Are Democrats too woke for voters? It’s a charge that’s often levelled at the party from outside – and within. Most recently, former Bill Clinton adviser and Democratic strategist James Carville accused the Democrats of using “faculty language” that alienated ordinary voters. Suggesting that using terms like “Latinx” was “not how people talk”, Carville said that race needed to be addressed through a different lens:

We have to talk about race. We should talk about racial injustice. What I’m saying is, we need to do it without using jargon-y language that’s unrecognizable to most people — including most Black people, by the way — because it signals that you’re trying to talk around them. This “too cool for school” shit doesn’t work, and we have to stop it.
- James Carville, Vox

Carville isn’t the only one. A few days ago, former Democratic senator and presidential candidate and Tulsi Gabbard implored Americans to “please stop the racialisation of everyone and everything”.

New research out this week suggests that they both might be onto something. Despite the increasing emphasis on race in Democrat messaging around progressive issues, the paper argues that there is ‘no evidence’ that Americans are persuaded by this policy framing.

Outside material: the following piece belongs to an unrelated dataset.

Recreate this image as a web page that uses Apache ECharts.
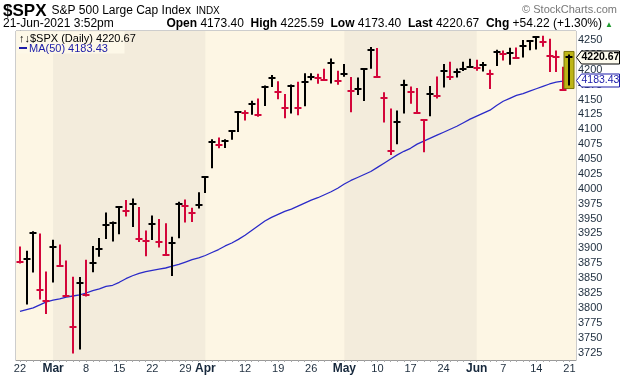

In fact, when Democrats racialise issues that aren’t even necessarily race-related (infrastructure, student debt, the Green New Deal etc), it is more likely to alienate Republican and moderate voters. 

The paper tests these claims by framing six race-neutral progressive policy proposals in racial terms, class terms and class and race terms combined. It took six statements from leading Democratic politicians and applied those framings to each one.

For instance, a neutral statement would read: “President Biden is calling on Congress to make a historic and overdue investment in our roads, bridges, rail, ports, airports, and transit systems…” Framed in racial terms, it continued: “These investments will advance racial equity by providing better jobs and better transportation options to underserved communities.” 

As the chart shows below, support for each proposal was lower when it was framed in racial terms. By contrast, when it was framed in class terms, its appeal grew.

 

Perhaps unsurprisingly, race-explicit messaging deters independents and Republicans from the policy proposal, as the next chart shows:

More interesting, however, is the racial breakdown of the respondents. According to the study, black respondents are just as responsive to a class framing as they are to the race framing:

Which leads us to question, cui bono? If black respondents are no more drawn to a racial framing of the same issue than they are by a class framing, then why won’t Democrats focus their messaging on the latter? 

The problem, it would seem, lies with white liberals, who are more Left-wing than black and Hispanic Democrats on almost every issue: from taxes, law and healthcare to even racial issues. As Democrat strategist David Shor noted earlier this year, Joe Biden lost 2% of African-American support and 10% of Latino support compared to 2016 thanks, in large part, to liberal slogans like ‘Defund the Police’.

In the context of the upcoming midterm elections next year, this matters. Over the past 70 years, the incumbent party has gained seats in the House and Senate only twice, the last time being 2002. If non-white Democrats continue to leave the party at this rate, chances are that Joe Biden will be without a majority in Congress in 2022. What will that mean for the liberal agenda?


is UnHerd’s Newsroom editor.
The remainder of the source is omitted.